ECM bankers thrive on M&A boom
The M&A boom is good news for equity capital markets. M&A, as well as generating more transactions, tends to be more profitable than other types of ECM deals. Banks with strong M&A businesses stand to benefit most. Peter Koh reports.
THE REVIVAL IN mergers and acquisitions activity is reinjecting vigour into equity capital markets. M&A-related transactions in the third quarter accounted for as much as 27% of ECM volume, compared with just 6.7% over the same period last year.
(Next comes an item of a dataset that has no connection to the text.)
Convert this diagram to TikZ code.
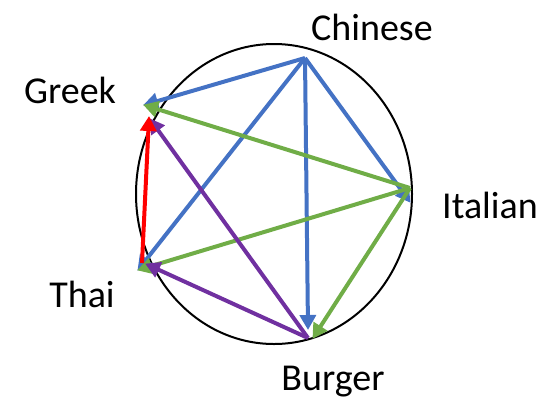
\documentclass[tikz,border=0pt]{standalone}
\usepackage{fontspec}
\setmainfont{Carlito}
\usetikzlibrary{arrows.meta, positioning}

\definecolor{pblue}{RGB}{68,114,196}
\definecolor{pgreen}{RGB}{112,173,71}
\definecolor{ppurple}{RGB}{112,48,160}
\definecolor{pred}{RGB}{255,0,0}

\begin{document}
\begin{tikzpicture}[
x=1pt, y=-1pt,
% Define styles
label/.style = {anchor=base, inner sep=0pt, font=\fontsize{38}{44}\selectfont},
ring/.style = {draw=black, line width=2pt},
arrow/.style = {line width=4pt, -{Triangle[length=15pt, width=16pt]}, shorten >=-1pt}
]
\useasboundingbox (0,0) rectangle (559,400);

% Circle
\draw [ring] (274,194) ellipse [x radius=138, y radius=150];

% Corners
\coordinate (chinese) at (305,58);
\coordinate (greek) at (144,105);
\coordinate (italian) at (410,188);
\coordinate (burger) at (308,338);
\coordinate (thai) at (138,270);

% Labels
\node (chineseLabel) [label] at (372,40) {Chinese};
\node (greekLabel) [label] at (70,103) {Greek};
\node (italianLabel) [label] at (490,218) {Italian};
\node (thaiLabel) [label] at (82,307) {Thai};
\node (burgerLabel) [label] at (333,390) {Burger};

% Arrows
\draw [arrow, pblue] (chinese) -- (greek);
\draw [arrow, pblue] (chinese) -- (thai);
\draw [arrow, pblue] (chinese) -- ([yshift=-14pt]italian);
\draw [arrow, pblue] (chinese) -- ([yshift=9pt]burger);

\draw [arrow, pgreen] (italian) -- (greek);
\draw [arrow, pgreen] (italian) -- (thai);
\draw [arrow, pgreen] (italian) -- ([xshift=5pt]burger);

\draw [arrow, ppurple] (burger) -- ([xshift=6pt,yshift=-14pt]greek);
\draw [arrow, ppurple] (burger) -- ([xshift=8pt,yshift=6pt]thai);

\draw [arrow, pred] ([xshift=4pt,yshift=7pt]thai) -- ([xshift=5pt,yshift=-12pt]greek);
\end{tikzpicture}
\end{document}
Acquisition-related deals added $13.7 billion to ECM volumes in Europe in the third quarter, and ECM bankers expect more to come.
Some of the biggest deals this year have been M&A related, such as France Telecom’s €3 billion rights issue in September and ABN Amro’s $3.3 billion rights issue in March.
Reasons to be cheerful ECM bankers have good reason to be optimistic that there’s more to come. There are solid long-term drivers behind much of the M&A boom. “A big part of the current M&A wave in Europe is the adjustment of the European corporate landscape to clear changes in the European regulatory environment,” says Paulo Pereira, head of M&A in Europe at Morgan Stanley. “This is particularly true in some sectors where the liberalization and privatization waves of the 1990s created markets out of what were previously protected monopolies and government departments. Fundamental changes in these markets have yet to filter through.